In the agency’s announcement, EEOC Chair Charlotte A. Burrows said “the EEOC is aware these tools may mask and perpetuate bias or create new discriminatory barriers to jobs. The EEOC must work to ensure these new technologies do not become a high-tech pathway to discrimination.”

The EEOC’s new initiative will:

• Establish an internal group to coordinate the work;
• Launch a series of sessions with stakeholders about algorithmic tools;
• Gather information about the design of employment technologies;
• Identify promising practices; and
• Issue technical assistance to provide guidance on algorithmic fairness.

As the EEOC prepares to study AI, employers need to be aware of how it might be used in their hiring and firing processes.

AI in Recruitment and Screening
One way AI has broken into employment law is through the use of machine-learning recruiting engines. Recruiting engines learn an employer’s ideal candidate and screen résumés to match the desired characteristics. Despite being time and cost effective, the tools often fail to rise above human biases regarding gender and race.

For example, Amazon’s recruiting engine came under fire for discriminating among applicants. Amazon’s experimental AI tool was designed to comb through résumés and rank candidates.

Within one year, it was clear the program was not ranking candidates in a gender-neutral manner. Amazon’s AI model was trained to vet current candidates based on patterns in résumés accepted over the previous ten years. Given male dominance in the tech industry, a large majority of the historical applications came from men. As a result, the AI began downgrading résumés that included the word “women’s” and even penalized applicants from women’s colleges. In effect, Amazon’s AI had learned to prefer male candidates based on Amazon’s prior hiring practices. Amazon ultimately disbanded the project.

The use of AI in recruiting and screening candidates must be carefully monitored to ensure no patterns of bias emerge. Such bias is not limited to overt discrimination based on protected characteristics: machines can just as easily prefer candidates from only a small group of universities, people who use similar language on their résumés, or people with similar professional backgrounds. Although these may seem like neutral qualifications, they can also work to screen out candidates based on legally protected characteristics.

Speech Recognition Models
In addition to candidate screening AI, it has become increasingly common for employers to rely on speech recognition technology in the hiring process. Employers have turned to speech-to-text technology such as conversational AI and video interviewing to make hiring practices and other HR tasks more efficient and cost-effective.

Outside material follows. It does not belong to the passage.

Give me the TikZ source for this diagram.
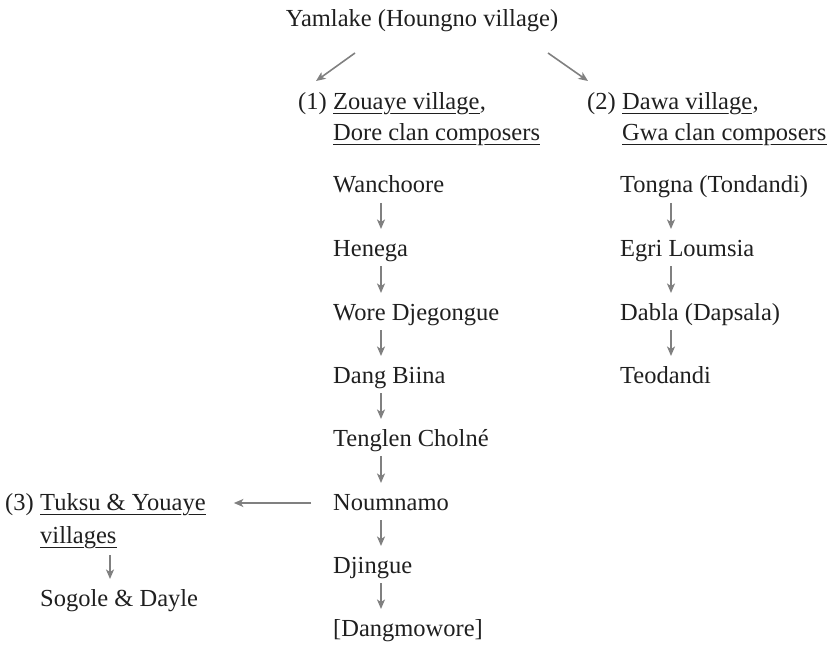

A recent Stanford University study found that speech-to-text AI developed by Amazon, IMB, Google, Microsoft and Apple misidentified the words of African Americans at double the rate of whites. Furthermore, a full 20% of transcriptions from black speakers were misinterpreted so drastically as to render them unusable – compared to only 2% for white speakers. If an employer uses such technology – for example, to streamline answering employee questions about HR benefits or to gauge employee morale through a survey – it may be inadvertently favoring employees of one race over another.

Employers are increasingly adopting AI technologies to streamline and automate the hiring process. They may think the use of AI can eliminate human and implicit bias from the hiring equation. But as noted, it can do more harm than good if companies are not strategic and thoughtful about its use. As companies continue to embrace AI, employers must be aware of the EEOC’s heightened concern over discrimination within AI programs and work to ensure new technology does not create new liability.